On Sunday 25 November 2012, Ms Colleen McQuillan slipped and fell on a grape in the fruit and vegetable section of the Woolworths supermarket at Leichhardt. This occurred approximately 6 minutes after the supermarket opened for business that day at 10am. Ms McQuillan commenced proceedings in the District Court of NSW against Woolworths Limited (Woolworths) as the operator and occupier of the supermarket, claiming damages for injuries sustained.

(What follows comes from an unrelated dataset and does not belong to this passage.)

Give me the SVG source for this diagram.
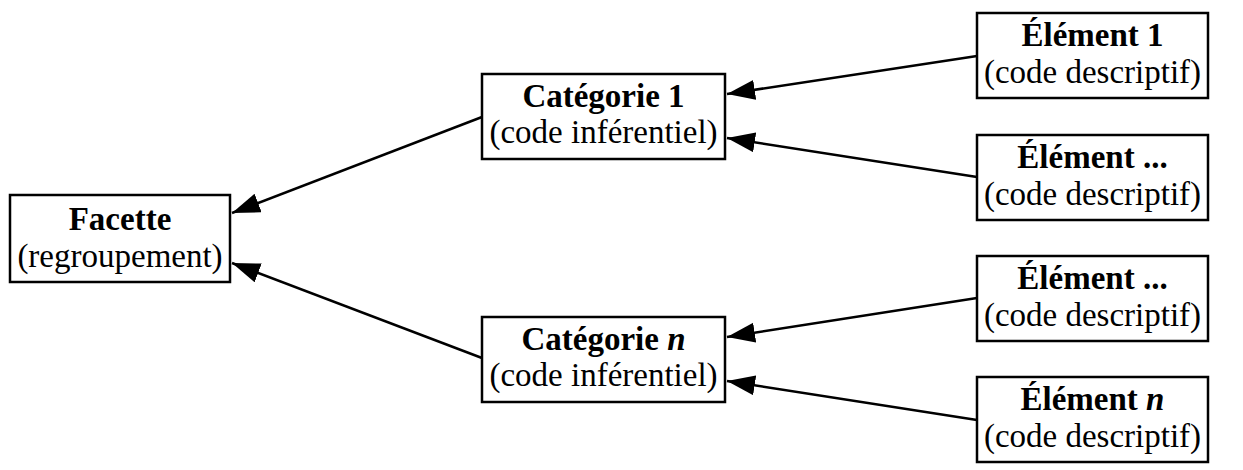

The case proceeded to hearing before Justice Maiden SC on the separate question of liability. His Honour found that the presence of the grape on the floor was more likely the result of activities of Woolworth’s staff prior to the supermarket opening and had been overlooked in the activity occurring in preparation for the store opening for business. His Honour found that all training provided to staff was appropriate and that there was no evidence that the system of cleaning and inspection of the supermarket could be improved. However, it was held that there was no evidence as to whether the pre-opening inspection had been conducted as per the system. His Honour found that there was no one specifically assigned to the produce area from 10am to the time of Ms McQuillan’s fall and had there been a person so assigned, based on the training given, the risk of grapes on the floor would have been identified. His Honour found in favour of Ms McQuillan and awarded her the agreed sum of $151,000 plus interest and costs.


Woolworths appealed this decision on six grounds, including:

  1. that his Honour erred in reaching his findings, as the onus of proof was reversed;
  2. that the grape was on the floor prior to the opening of the supermarket and;
  3. that Woolworths failed to take reasonable precautions against the risk of patrons slipping.

Woolworths further submitted that:

  1. a single grape on the floor in the produce section of a supermarket is insufficient to establish want of reasonable care and resulting breach of duty;
  2. Failure to identify a single grape on the floor was insufficient to establish that there was not “a proper lookout”; Woolworths’ duty required reasonable care, not perfection.
  3. It was equally likely that a customer had caused the grape to be displaced in the period between the supermarket opening and the incident;
  4. The primary judge erred, as what could not be seen in CCTV footage was relied upon as evidence that Woolworths’ staff were not present in the produce area at a particular time.
  5. The Primary Judge did not make any findings as to what reasonable care required, in relation to the minimum method or frequency of inspections by staff working in the produce area. As his Honour found that all training provided to staff was appropriate and that there was no evidence that the system of cleaning and inspection of the supermarket could be improved, Woolworths submitted that his Honour’s ultimate finding was consistent with no negligence. It was submitted that any finding of negligence by Woolworth’s staff required keeping a “perfect lookout”, rather than exercising reasonable care to keep a “proper lookout” for potential hazards on the floor.

The Court of Appeal considered whether a reasonable person in Woolworths position would have taken any additional precautions. Their findings were as follows:

  1. The Primary judge’s factual finding, that the grape was displaced prior to the supermarket commencing trade was set aside. As the entirety of the area could not be seen within the footage, the CCTV footage was not determinative of whether staff were present or not.
  2. The primary judge drew a Jones v Dunkel inference against Woolworths for failing to call the staff members shown in the CCTV footage. However, as his Honour did not accept that it was likely that the grape was dropped by one of the staff members seen in the footage, the Court of Appeal considered it unnecessary for his Honour to make that inference. It was held that the primary judge erred in drawing an inference against Woolworths for not calling the staff from the produce area and that there was no evidentiary burden on Woolworths to do so.
  3. As the finding that the grape was on the floor prior to opening was to be set aside, the finding of negligence by Woolworths’ staff in the produce area prior to the supermarket opening could not stand.
  4. Even if the grape had been present on the floor prior to opening, an established system of cleaning was in place and there was no evidence that there was a departure from that system.
  5. A failure to observe a single grape on the floor was not a casual act of negligence.
  6. It was not part of Ms McQuillan’s case that Woolworths was required to have all parts of the floor under observation for every minute that the store was open to customers. However, in effect, that was the premise of the trial judge’s finding on causation, which is inconsistent with his earlier finding that the system could not be improved.

In a unanimous judgment by Justices Gleeson, Payne and Basten, the appeal was allowed. Ms McQuillan was ordered to pay Woolworths’ costs in both the District Court and the Court of Appeal.